I Had Hoped To Be Perfect By Now
I’ve always wanted to be perfect. It seemed like a really cool thing to be.
I’ve known a lot of people who’ve seemed nearly perfect, so maybe being perfect might be a thing that could be attained.
I’ve heard people describe loved ones as being perfect; parents, grandparents, even spouses have rung that bell. Could it be that perfection can, indeed, be reached here on mortal soil?
If only I could be the perfect husband or father. Maybe a perfect friend to someone. And certainly, I thought that if I follow after God with all my heart, surely I could be formed into the perfect pastor, right?
Side note, we won’t be taking a vote any time soon as to whether or not I have been a perfect pastor. Though you will no doubt find many people who’ll suggest I’ve perfected certain other attributes that shall go unnamed here.
In the first of 3 letters from John included in the New Testament, he talks a bit about what it means to be perfect. Midway into the fourth chapter he dissects our perfection in love. If we love each other, and abide in God’s Holy presence, and if we confess Jesus as God’s Son, and then in turn abide in God’s love as he abides in us, then perfection also abides in us, at least where the love abides. That’s a lot of abiding.
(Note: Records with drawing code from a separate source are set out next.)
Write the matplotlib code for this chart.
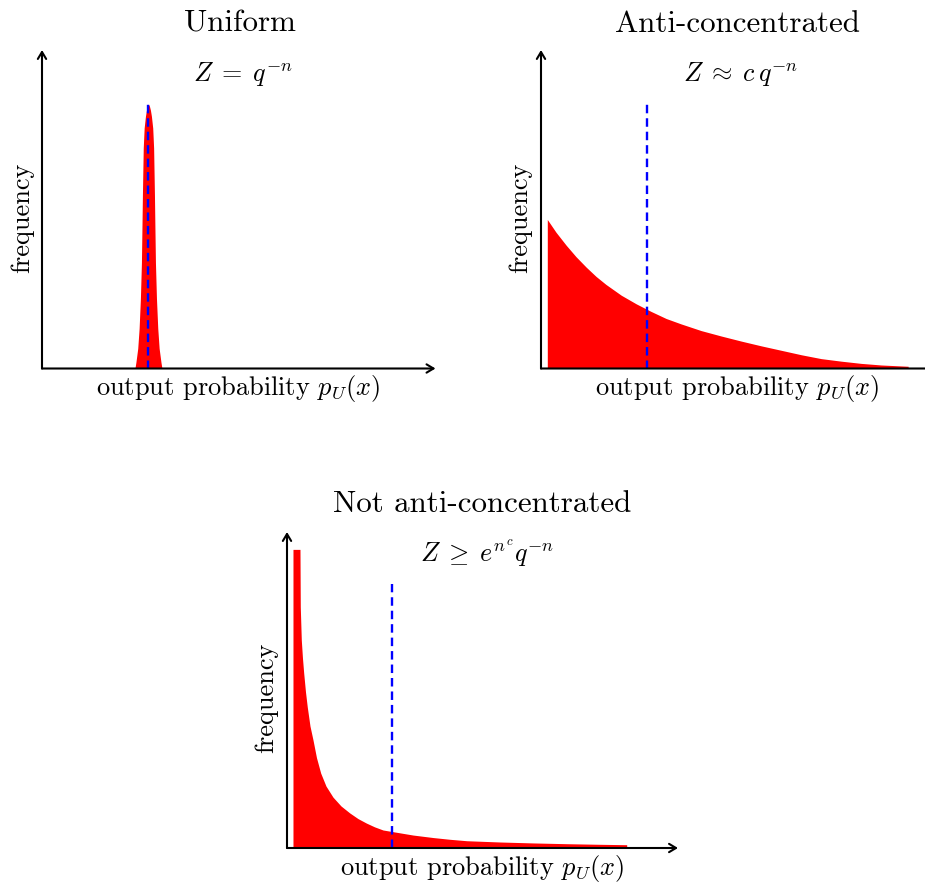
import matplotlib
matplotlib.use('Agg')
import matplotlib.pyplot as plt

#=================
# data (axis units: 0..1 along each arrow)
#=================
uniform_x = [0.2361, 0.2387, 0.2433, 0.2468, 0.2501, 0.2527, 0.2540, 0.2552, 0.2573, 0.2596,
             0.2629, 0.2654, 0.2680, 0.2705, 0.2730, 0.2756, 0.2781, 0.2814, 0.2837, 0.2858,
             0.2870, 0.2883, 0.2909, 0.2942, 0.2977, 0.3023, 0.3049]
uniform_y = [0.0, 0.020, 0.063, 0.126, 0.220, 0.333, 0.440, 0.544, 0.692, 0.755,
             0.792, 0.811, 0.824, 0.830, 0.824, 0.811, 0.792, 0.755, 0.692, 0.544,
             0.440, 0.333, 0.220, 0.126, 0.063, 0.020, 0.0]

anti_x = [0.016, 0.038, 0.064, 0.089, 0.115, 0.140, 0.165, 0.204, 0.242, 0.280,
          0.318, 0.356, 0.407, 0.458, 0.509, 0.560, 0.611, 0.662, 0.712, 0.763,
          0.814, 0.865, 0.933]
anti_y = [0.468, 0.428, 0.387, 0.351, 0.318, 0.289, 0.264, 0.230, 0.203, 0.179,
          0.157, 0.140, 0.119, 0.102, 0.086, 0.071, 0.057, 0.043, 0.031, 0.023,
          0.016, 0.011, 0.007]

notanti_x = [0.0153, 0.0332, 0.0340, 0.0366, 0.0396, 0.0427, 0.0473, 0.0519, 0.0588, 0.0665,
             0.0754, 0.0862, 0.0997, 0.1176, 0.1381, 0.1604, 0.1816, 0.2028, 0.2238, 0.2455,
             0.2693, 0.3223, 0.3742, 0.4169, 0.4596, 0.5448, 0.6299, 0.7153, 0.8005, 0.8688]
notanti_y = [0.945, 0.945, 0.763, 0.658, 0.601, 0.554, 0.494, 0.446, 0.386, 0.342,
             0.286, 0.237, 0.196, 0.161, 0.133, 0.111, 0.093, 0.079, 0.067, 0.057,
             0.052, 0.041, 0.033, 0.0275, 0.023, 0.019, 0.016, 0.0136, 0.0117, 0.0104]

# position and height of the dashed Z marker in each panel
marker_x = [0.2705, 0.269, 0.2685]
marker_top = [0.83, 0.833, 0.835]

titles = ['Uniform', 'Anti-concentrated', 'Not anti-concentrated']
formulas = [r'$Z \;=\; q^{-n}$', r'$Z \;\approx\; c\,q^{-n}$', r'$Z \;\geq\; e^{n^c} q^{-n}$']
xlabel = r'output probability $p_U(x)$'
ylabel = 'frequency'

#=================
# style
#=================
plt.rcParams['font.family'] = 'serif'
plt.rcParams['font.serif'] = ['cmr10']
plt.rcParams['mathtext.fontset'] = 'cm'
plt.rcParams['axes.unicode_minus'] = False

W, H = 925, 884
fig = plt.figure(figsize=(W / 100, H / 100), dpi=100)


def px_axes(x0, y0, x1, y1, xreach=1.0):
    # origin (x0, y0) and arrow tips (x1, y1) in pixels
    ax = fig.add_axes([x0 / W, 1 - y0 / H, (x1 - x0) / W, (y0 - y1) / H])
    ax.set_xlim(0, 1)
    ax.set_ylim(0, 1)
    ax.axis('off')
    for tip in [(xreach, 0), (0, 1)]:
        ax.annotate('', xy=tip, xytext=(0, 0), xycoords='axes fraction',
                    arrowprops=dict(arrowstyle='->,head_length=0.5,head_width=0.3',
                                    lw=1.5, color='black', shrinkA=0, shrinkB=0),
                    annotation_clip=False)
    return ax


def px_text(x, y, s, **kw):
    fig.text(x / W, 1 - y / H, s, **kw)


panels = [
    # origin x, origin y, tip x, tip y
    (42, 368.5, 435.5, 50),
    (541, 368.5, 934.5, 50),
    (287, 848, 678, 532),
]
x_reach = [1.0, 1.05, 1.0]
curves = [(uniform_x, uniform_y), (anti_x, anti_y), (notanti_x, notanti_y)]
title_pos = [(240, 31.5), (737, 31.5), (482.5, 512)]
formula_pos = [(243, 81.5), (741, 81.5), (487, 563)]
xlabel_pos = [(238.5, 395), (737, 395), (482.5, 875)]
ylabel_pos = [(22.5, 217.5), (520.5, 217.5), (266.5, 697.5)]

for i, (x0, y0, x1, y1) in enumerate(panels):
    ax = px_axes(x0, y0, x1, y1, x_reach[i])
    cx, cy = curves[i]
    ax.fill_between(cx, 0, cy, color='#ff0000', lw=0, zorder=1)
    ax.plot([marker_x[i], marker_x[i]], [0, marker_top[i]], color='#0000ff',
            lw=1.7, linestyle=(0, (3.6, 2.1)), zorder=2)

    px_text(*title_pos[i], titles[i], ha='center', va='baseline', fontsize=22.3)
    px_text(*formula_pos[i], formulas[i], ha='center', va='baseline', fontsize=18.8)
    px_text(*xlabel_pos[i], xlabel, ha='center', va='baseline', fontsize=19)
    px_text(*ylabel_pos[i], ylabel, ha='center', va='center', rotation=90, fontsize=19)

fig.savefig('out.png', dpi=100)
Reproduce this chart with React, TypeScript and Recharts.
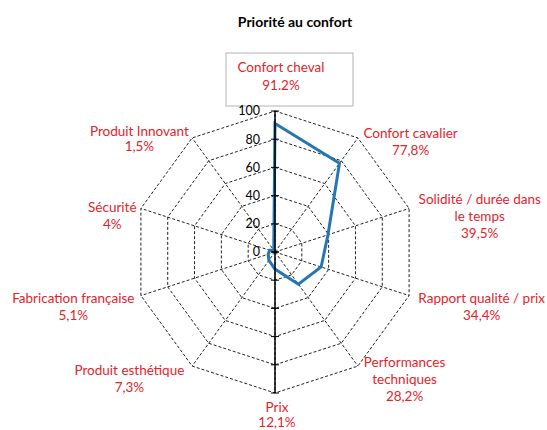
import { PolarAngleAxis, PolarGrid, PolarRadiusAxis, Radar, RadarChart } from 'recharts';

const categories = [
  'Confort cheval',
  'Confort cavalier',
  'Solidité / durée dans\nle temps',
  'Rapport qualité / prix',
  'Performances\ntechniques',
  'Prix',
  'Produit esthétique',
  'Fabrication française',
  'Sécurité',
  'Produit Innovant',
];
const values = [91.2, 77.8, 39.5, 34.4, 28.2, 12.1, 7.3, 5.1, 4, 1.5];
const valueLabels = ['91.2%', '77,8%', '39,5%', '34,4%', '28,2%', '12,1%', '7,3%', '5,1%', '4%', '1,5%'];
const radiusTicks = [0, 20, 40, 60, 80, 100];

const data = categories.map((name, i) => ({ name, value: values[i], label: valueLabels[i] }));

const CX = 275;
const CY = 252;

// first-line offset of each category label from its tick anchor, and line spacing
const labelOffsets: Array<[number, number, number]> = [
  [6, -36, 18],
  [48, 2, 17],
  [63, -7, 17],
  [65, 0, 17],
  [42, -10, 17],
  [2, 6, 15],
  [-58, -2, 17],
  [-60, 0, 17],
  [-21, 1, 17],
  [-48, 0, 15],
];

const RED = '#e3242b';
const FONT = 'Lato, "Liberation Sans", sans-serif';

function AngleTick(props: any) {
  const { x, y, index } = props;
  const d = data[index];
  const [dx, dy, lh] = labelOffsets[index];
  const lines = [...d.name.split('\n'), d.label];
  const tx = x + dx;
  const ty = y + dy;
  return (
    <g>
      {index === 0 && (
        <rect x={x - 49} y={y - 50} width={127} height={53} fill="none" stroke="#b3b3b3" />
      )}
      <text x={tx} y={ty} textAnchor="middle" fill={RED} fontSize={13.5} fontFamily={FONT}>
        {lines.map((l, k) => (
          <tspan key={k} x={tx} dy={k === 0 ? '0.35em' : lh}>
            {l}
          </tspan>
        ))}
      </text>
    </g>
  );
}

// value axis labels on the upper spoke; the lower spoke (Prix) mirrors the axis line and tick marks
function RadiusTick(props: any) {
  const { x, y, payload } = props;
  const my = 2 * CY - y;
  return (
    <g>
      {payload.value === 100 && <line x1={x} x2={x} y1={CY} y2={my} stroke="#000" strokeWidth={1.5} />}
      <line x1={x - 4} x2={x + 4} y1={y} y2={y} stroke="#000" />
      <line x1={x - 4} x2={x + 4} y1={my} y2={my} stroke="#000" />
      <text x={x - 15} y={y} dy="0.35em" textAnchor="end" fontSize={12.5} fontFamily={FONT} fill="#000">
        {payload.value}
      </text>
    </g>
  );
}

export default function App() {
  return (
    <div style={{ position: 'absolute', left: 0, top: 0, width: 547, height: 430, background: '#fff' }}>
      <div
        style={{
          position: 'absolute',
          left: 0,
          width: 590,
          top: 13,
          textAlign: 'center',
          fontFamily: FONT,
          fontWeight: 700,
          fontSize: 14,
          color: '#000',
        }}
      >
        Priorité au confort
      </div>
      <RadarChart
        width={547}
        height={430}
        data={data}
        cx={CX}
        cy={CY}
        outerRadius={141}
        margin={{ top: 0, right: 0, bottom: 0, left: 0 }}
      >
        <PolarGrid gridType="polygon" stroke="#222" strokeDasharray="3 2" />
        <PolarAngleAxis dataKey="name" tick={AngleTick} axisLine={false} tickLine={false} />
        <PolarRadiusAxis
          angle={90}
          domain={[0, 100]}
          ticks={radiusTicks}
          tickCount={6}
          tick={RadiusTick}
          axisLine={{ stroke: '#000', strokeWidth: 1.5 }}
          tickLine={false}
        />
        <Radar
          dataKey="value"
          stroke="#2676b4"
          strokeWidth={3}
          fill="none"
          fillOpacity={0}
          dot={false}
          isAnimationActive={false}
        />
      </RadarChart>
    </div>
  );
}
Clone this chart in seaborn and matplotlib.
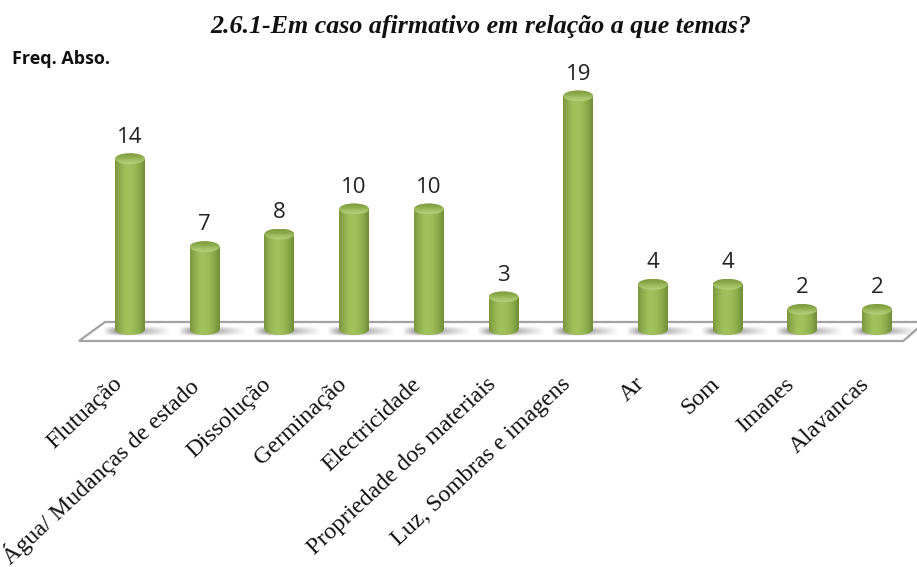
import numpy as np
import pandas as pd
import matplotlib
matplotlib.use("Agg")
import matplotlib.pyplot as plt
from matplotlib.colors import LinearSegmentedColormap
from matplotlib.patches import Ellipse, Polygon, Rectangle
from matplotlib.transforms import ScaledTranslation
import seaborn as sns

categories = ["Flutuação", "Água/ Mudanças de estado", "Dissolução", "Germinação",
              "Electricidade", "Propriedade dos materiais", "Luz, Sombras e imagens",
              "Ar", "Som", "Imanes", "Alavancas"]
values = [14, 7, 8, 10, 10, 3, 19, 4, 4, 2, 2]
title = "2.6.1-Em caso afirmativo em relação a que temas?"
ylabel = "Freq. Abso."

W, H = 917, 567
sns.set_theme(style="white")
fig = plt.figure(figsize=(W / 100, H / 100), dpi=100, facecolor="white")
ax = fig.add_axes([0, (H - 345) / H, 1, 345 / H])
ax.patch.set_alpha(0)

df = pd.DataFrame({"tema": categories, "freq": values})
sns.barplot(data=df, x="tema", y="freq", width=0.4, color="#9dbd58",
            saturation=1, ax=ax, zorder=3, edgecolor="none")

XLIM = (-130 / 74.7, (W - 130) / 74.7)
YLIM = ((334.5 - 345) / 12.56, 334.5 / 12.56)
ax.set_xlim(*XLIM)
ax.set_ylim(*YLIM)

# Platform
ax.add_patch(Polygon([(.0861, .0116), (.1145, .0667), (1.0087, .0667), (.985, .0116)],
                     closed=True, transform=ax.transAxes, facecolor="white",
                     edgecolor="#a3a3a3", lw=1.6, zorder=1, clip_on=False))

body = LinearSegmentedColormap.from_list("body", ["#7a9740", "#90ae4d", "#a0c05c", "#a1c15d",
                                                  "#9ab955", "#88a747", "#6f8d37"])
cap = LinearSegmentedColormap.from_list("cap", ["#7f9c3f", "#8ba94a", "#a3c266", "#b5d07c"])
grad_x = np.linspace(0, 1, 128).reshape(1, -1)
grad_y = np.linspace(0, 1, 64).reshape(-1, 1)
cap_h = 11 / 12.56
base = 0.4

for patch in list(ax.containers[0]):
    x0, w, top = patch.get_x(), patch.get_width(), patch.get_height()
    xc = x0 + w / 2
    patch.set_visible(False)
    # floor shadow
    ramp = np.concatenate([np.linspace(0, 1, 30), np.linspace(1, 0, 80)])
    sh = np.zeros((24, ramp.size, 4))
    sh[..., :3] = 0.33
    vert = np.sin(np.linspace(0, np.pi, 24))[:, None]
    sh[..., 3] = 0.8 * ramp[None, :] * vert
    ax.imshow(sh, extent=(x0 - 0.16, x0 + w + 0.34, base - 0.55, base + 0.2),
              aspect="auto", zorder=2, interpolation="bilinear")
    # body
    for clip in (Rectangle((x0, base), w, top - base, transform=ax.transData),
                 Ellipse((xc, base), w, cap_h, transform=ax.transData)):
        im = ax.imshow(grad_x, cmap=body, extent=(x0, x0 + w, base - cap_h, top),
                       aspect="auto", zorder=3, interpolation="bilinear")
        im.set_clip_path(clip)
    # cap
    im = ax.imshow(grad_y, cmap=cap, extent=(x0, x0 + w, top - cap_h / 2, top + cap_h / 2),
                   aspect="auto", zorder=4, interpolation="bilinear", origin="upper")
    im.set_clip_path(Ellipse((xc, top), w, cap_h, transform=ax.transData))

ax.set_xlim(*XLIM)
ax.set_ylim(*YLIM)
ax.bar_label(ax.containers[0], padding=8, fontsize=16, family="Open Sans",
             color="#222222", zorder=6)

ax.set_xlabel("")
ax.set_ylabel("")
ax.set_yticks([])
sns.despine(ax=ax, left=True, bottom=True)
ax.tick_params(axis="x", length=0, pad=20.5)
ax.set_xticks(range(len(categories)))
ax.set_xticklabels(categories, rotation=43, ha="right", va="top", rotation_mode="anchor",
                   family="Liberation Serif", fontsize=17.3, color="#111111")
shift = ScaledTranslation(-18 / 100, 0, fig.dpi_scale_trans)
for lab in ax.get_xticklabels():
    lab.set_transform(lab.get_transform() + shift)

fig.text(481 / W, 1 - 27 / H, title, ha="center", va="center", family="Liberation Serif",
         style="italic", weight="bold", fontsize=18.7, color="#111111")
fig.text(12 / W, 1 - 59 / H, ylabel, ha="left", va="center", family="Open Sans",
         weight="bold", fontsize=13, color="#111111")

fig.savefig("out.png", dpi=100)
At the risk of over-simplifying what John wrote, I wonder if that means God’s love comes to a kind of fullness in us as we allow God into our lives, and as we walk with Him. It’s not that you or I love perfectly, but our love is perfected because of God’s presence in us.
That fits in well with our understanding of the whole salvation narrative where we are seen righteous in the eyes of God not because of anything we do, but because of the covering presence of Jesus in us.
It’s like this: I used to dream of being perfected in playing baseball. I could tell you that I have no innate sports abilities whatsoever, but it’s also true that I never abided with with people who could teach me how to play well. I have dreamed of being perfected in songwriting, and for a few years, I had the privilege of abiding with people who had perfected that craft. However, since that time, my abilities have waned in proportion to my distance to those great abiding teachers.
I have known folks who seem to be perfected in love. And so, I find it wholly worthwhile of my ambition; to walk with Jesus and to figure out this love commodity more and more every day.
That seems to nail down this perfection thing, but it’s a rusty nail at best. I’ve learned this the hard way, over and over and over and ibid. Though I’m being made better at loving because of Jesus, not everyone recognizes it. In fact, it’s perfectly possible that I might love someone with the love of the Father, and they still completely reject me as being a, uh, well you insert your favorite negative description here. I’m sure it will apply.
The problem isn’t lack of desire, it’s good ol’ human nature. We are divide-and-haters par excellence. We love dividing and hating politically. We love dividing and hating racially. We love dividing and hating even in the things of God’s Kingdom. And as we deal with our own human frailties, it becomes so much easier to attribute our problems to someone else.
Occasionally you see those “#1 Dad” t-shirts or mugs. They might express our heart for our dear ol’ papas, but it’s sketchy as to how official those rankings really are.
And so, being perfect is subjected to so many differing assessments, none of us can ever really measure up to that goal in any sort of public way.
Sure, we can discuss the theology of being made perfect in Heaven. I would tend to lean towards that in agreement. But earthly perfection? Even the Jesus-covers-me-and-I-share-His-love perfection will bang heads with people simply inclined not to like me.
I like being liked, and I’ve struggled to be cleansed of the sin of people-pleasing. And because I’ve met with God’s hand of correction on that matter, I can be assured that all of you wonderful people out there will never find me to be perfect. And you yourself will likely only attain that height according to t-shirt and mug rankings.
Maybe I’ll be content to try to love one more person better, and then the next. And as Jesus testifies to my heart that I am being made perfect in love, I can allow that love to show through me a bit more today. I hope you can as well.